The basic profit in forex, as in any liquid, market-based investment, is knowledge. If you can accurately predict where the market is going and do so consistently, you’ll be a very rich person. But there are multiple components to making successful predictions. Obviously, you have to know what direction the market is moving. You also have to know something about timing. And one of the least recognized – you should know how strong the movement is.
For instance, you might accurately predict an upward trend beginning at a certain time. If the trend continues for only half of the distance you expected, the trade might not even be worth the spread you paid, or if it goes twice the distance, you will lose out on a much greater opportunity.
So how do you gauge the strength of a movement?
The bad news is that it is really quite hard. The only fundamental way to do so is to know the market and the pertinent information that is driving it. For instance, a major news break that influences economic conditions for a national player is going to cause a long and powerful trend. Know the currencies you are trading and the countries they represent so that you have a context for interpreting events.
Watch the volume
But this is hardly the method that most traders hope to use, since it is rare for this kind of analysis to work. The best method is to watch volume. This information is not as readily available for forex as for stocks, but most brokers do make it available in some form. The principle is that if large amounts of currency are trading hands, something major is happening. This usually points to a deeply-rooted change in the market that will result in a major trend-market strength.
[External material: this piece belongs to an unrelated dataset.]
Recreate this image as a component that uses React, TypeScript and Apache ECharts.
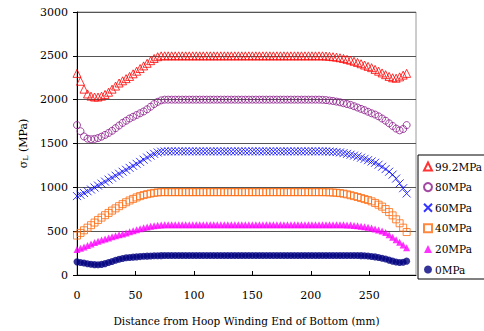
import React, { useEffect, useRef } from "react";
import * as echarts from "echarts";

const xs = [0,3,6,9,12,15,18,21,24,27,30,33,36,39,42,45,48,51,54,57,60,63,66,69,72,75,78,81,84,87,90,93,96,99,102,105,108,111,114,117,120,123,126,129,132,135,138,141,144,147,150,153,156,159,162,165,168,171,174,177,180,183,186,189,192,195,198,201,204,207,210,213,216,219,222,225,228,231,234,237,240,243,246,249,252,255,258,261,264,267,270,273,276,279,282];

const s992 = [2300,2210,2120,2065,2040,2030,2030,2040,2060,2085,2120,2155,2190,2215,2240,2265,2295,2325,2355,2385,2415,2445,2470,2490,2500,
2500,2500,2500,2500,2500,2500,2500,2500,2500,2500,2500,2500,2500,2500,2500,2500,2500,2500,2500,2500,2500,2500,2500,2500,2500,2500,2500,2500,2500,2500,2500,2500,2500,2500,2500,2500,2500,2500,2500,2500,2500,2500,2500,2500,2500,2500,
2498,2495,2490,2485,2478,2470,2460,2450,2438,2425,2410,2395,2380,2365,2345,2325,2305,2285,2265,2250,2245,2260,2280,2300];

const s80 = [1710,1640,1580,1555,1548,1552,1562,1578,1598,1620,1645,1675,1705,1735,1760,1785,1805,1825,1845,1865,1890,1920,1950,1975,1992,2000,
2000,2000,2000,2000,2000,2000,2000,2000,2000,2000,2000,2000,2000,2000,2000,2000,2000,2000,2000,2000,2000,2000,2000,2000,2000,2000,2000,2000,2000,2000,2000,2000,2000,2000,2000,2000,2000,2000,2000,2000,2000,2000,2000,2000,
1998,1995,1990,1985,1978,1970,1960,1950,1940,1925,1910,1895,1880,1862,1845,1830,1810,1785,1760,1730,1700,1670,1650,1665,1710];

const s60 = [900,915,935,955,975,998,1020,1042,1065,1088,1110,1133,1155,1178,1200,1222,1245,1268,1290,1315,1340,1362,1382,1398,1407,1410,
1410,1410,1410,1410,1410,1410,1410,1410,1410,1410,1410,1410,1410,1410,1410,1410,1410,1410,1410,1410,1410,1410,1410,1410,1410,1410,1410,1410,1410,1410,1410,1410,1410,1410,1410,1410,1410,1410,1410,1410,1410,1410,1410,1410,1410,
1410,1408,1405,1402,1398,1390,1382,1372,1362,1351,1338,1325,1310,1295,1280,1258,1235,1208,1178,1145,1100,1045,990,930];

const s40 = [450,480,510,540,568,598,628,655,682,708,735,760,785,808,830,850,868,885,900,912,922,930,937,942,945,
945,945,945,945,945,945,945,945,945,945,945,945,945,945,945,945,945,945,945,945,945,945,945,945,945,945,945,945,945,945,945,945,945,945,945,945,945,945,945,945,945,945,945,945,945,
945,944,943,941,938,934,928,920,910,900,890,878,866,855,840,822,802,780,752,718,680,635,590,540,490];

const s20 = [290,305,320,337,353,370,385,398,411,423,435,447,458,469,480,492,505,517,528,538,548,556,562,567,570,
572,572,572,572,572,572,572,572,572,572,572,572,572,572,572,572,572,572,572,572,572,572,572,572,572,572,572,572,572,572,572,572,572,572,572,572,572,572,572,572,572,572,572,572,572,572,572,572,572,572,572,
572,571,569,566,562,557,551,544,535,525,514,501,485,460,430,402,373,343,312];

const s0 = [150,143,136,129,122,118,117,121,130,142,155,168,180,189,196,200,204,207,210,213,215,217,219,220,221,222,
222,222,222,222,222,222,222,222,222,222,222,222,222,222,222,222,222,222,222,222,222,222,222,222,222,222,222,222,222,222,222,222,222,222,222,222,222,222,222,222,222,222,222,222,222,222,222,222,222,222,222,222,222,222,
222,221,219,216,212,207,200,192,182,170,158,148,143,145,158];

const seriesNames = ["99.2MPa", "80MPa", "60MPa", "40MPa", "20MPa", "0MPa"];
const xTicks = [0, 50, 100, 150, 200, 250];
const yTicks = [0, 500, 1000, 1500, 2000, 2500, 3000];

const FONT = "DejaVu Serif";

export default function App() {
  const ref = useRef<HTMLDivElement>(null);
  useEffect(() => {
    if (!ref.current) return;
    const chart = echarts.init(ref.current, null, { renderer: "svg" });
    const pairs = (arr: number[]) => xs.map((x, i) => [x, arr[i]]);
    const cross = "path://M0,0L10,10M10,0L0,10";
    const mk = (name: string, arr: number[], symbol: string, size: number, color: string, hollow: boolean) => ({
      name,
      type: "scatter",
      data: pairs(arr),
      symbol,
      symbolSize: size,
      itemStyle: hollow
        ? { color: "rgba(0,0,0,0)", borderColor: color, borderWidth: 1 }
        : { color, borderWidth: 0 },
      emphasis: { disabled: true },
    });
    chart.setOption({
      animation: false,
      backgroundColor: "#ffffff",
      textStyle: { fontFamily: FONT, color: "#000" },
      grid: {
        left: 77,
        right: 68,
        top: 12,
        bottom: 53.5,
        show: true,
        borderColor: "#9a9a9a",
        borderWidth: 1,
      },
      legend: {
        orient: "vertical",
        left: 418,
        top: 155,
        padding: [6, 5, 4, 5],
        itemWidth: 8,
        itemHeight: 8,
        itemGap: 9.6,
        borderColor: "#000",
        borderWidth: 1,
        backgroundColor: "#fff",
        textStyle: { fontFamily: FONT, fontSize: 10.5, color: "#000", padding: [0, 0, 0, -2] },
        data: seriesNames,
      },
      xAxis: {
        type: "value",
        min: xTicks[0],
        max: 290,
        interval: 50,
        name: "Distance from Hoop Winding End of Bottom (mm)",
        nameLocation: "middle",
        nameGap: 40,
        nameTextStyle: { fontFamily: FONT, fontSize: 10.5, color: "#000" },
        axisLine: { show: true, lineStyle: { color: "#000", width: 1 } },
        axisTick: { show: true, inside: true, length: 4, lineStyle: { color: "#000" } },
        axisLabel: {
          fontFamily: FONT,
          fontSize: 11,
          color: "#000",
          margin: 15,
          showMaxLabel: false,
          formatter: (v: number) => (xTicks.includes(v) ? String(v) : ""),
        },
        splitLine: { show: false },
      },
      yAxis: {
        type: "value",
        min: yTicks[0],
        max: yTicks[yTicks.length - 1],
        interval: 500,
        name: "{a|σ}{b|L}{a| (MPa)}",
        nameLocation: "middle",
        nameGap: 48,
        nameTextStyle: {
          fontFamily: FONT,
          fontSize: 11,
          color: "#000",
          rich: {
            a: { fontFamily: FONT, fontSize: 11, color: "#000" },
            b: { fontFamily: FONT, fontSize: 8, color: "#000", verticalAlign: "bottom", padding: [4, 0, 0, 0] },
          },
        },
        axisLine: { show: true, lineStyle: { color: "#000", width: 1 } },
        axisTick: { show: true, inside: false, length: 4, lineStyle: { color: "#000" } },
        axisLabel: {
          fontFamily: FONT,
          fontSize: 11,
          color: "#000",
          margin: 9,
          formatter: (v: number) => String(v),
        },
        splitLine: { show: true, lineStyle: { color: "#555555", width: 1 } },
      },
      series: [
        mk(seriesNames[0], s992, "triangle", 8, "#ff0000", true),
        mk(seriesNames[1], s80, "circle", 7, "#8b1a8b", true),
        mk(seriesNames[2], s60, cross, 8, "#0000ff", true),
        mk(seriesNames[3], s40, "rect", 7, "#ff6a0e", true),
        mk(seriesNames[4], s20, "triangle", 7, "#ff00ff", false),
        mk(seriesNames[5], s0, "circle", 7, "#000080", false),
      ],
    });
    return () => chart.dispose();
  }, []);
  return (
    <div
      ref={ref}
      style={{ position: "fixed", left: 0, top: 0, width: 484, height: 331, background: "#fff" }}
    />
  );
}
The practice is far less common, but traders can perform Fibonacci analysis on volume as well as they can with prices. Look for pivot points and trends just as you would with your other analysis. If volume peaks and stops, expect the trend to stop soon after as well.
Use an ad hoc basis
Finally, the most pragmatic but least satisfying way to measure market strength is on an ad hoc basis. You know that a trend is finished when it stops. This is where you can use technical indicators and traditional analysis techniques to assess what is happening. If the market turns more steady or goes back in the other direction, it’s time to exit. This is why it is important to have stop loss measures in place. If possible, put in more complex stop losses that sell based on a percentage lost from your highest point. In other words, if the market goes up and then starts to dip, you want to sell before riding it all the way back down.
These three methods demonstrate an interesting dynamic. On one extreme, fundamental analysis offers core assessment of what is happening at the foundation. On the other extreme, measuring trends as they develop is the most pragmatic and is directly connected to what is happening. But the best blend of the two is in measuring volume, where you get some predictive value while also being connected to what is happening. Of the three, the best results do come from volume analysis, but the ultimate results come when you use the methods together to form a full picture. If done right, you can make a reasonable guess at forex trend strength.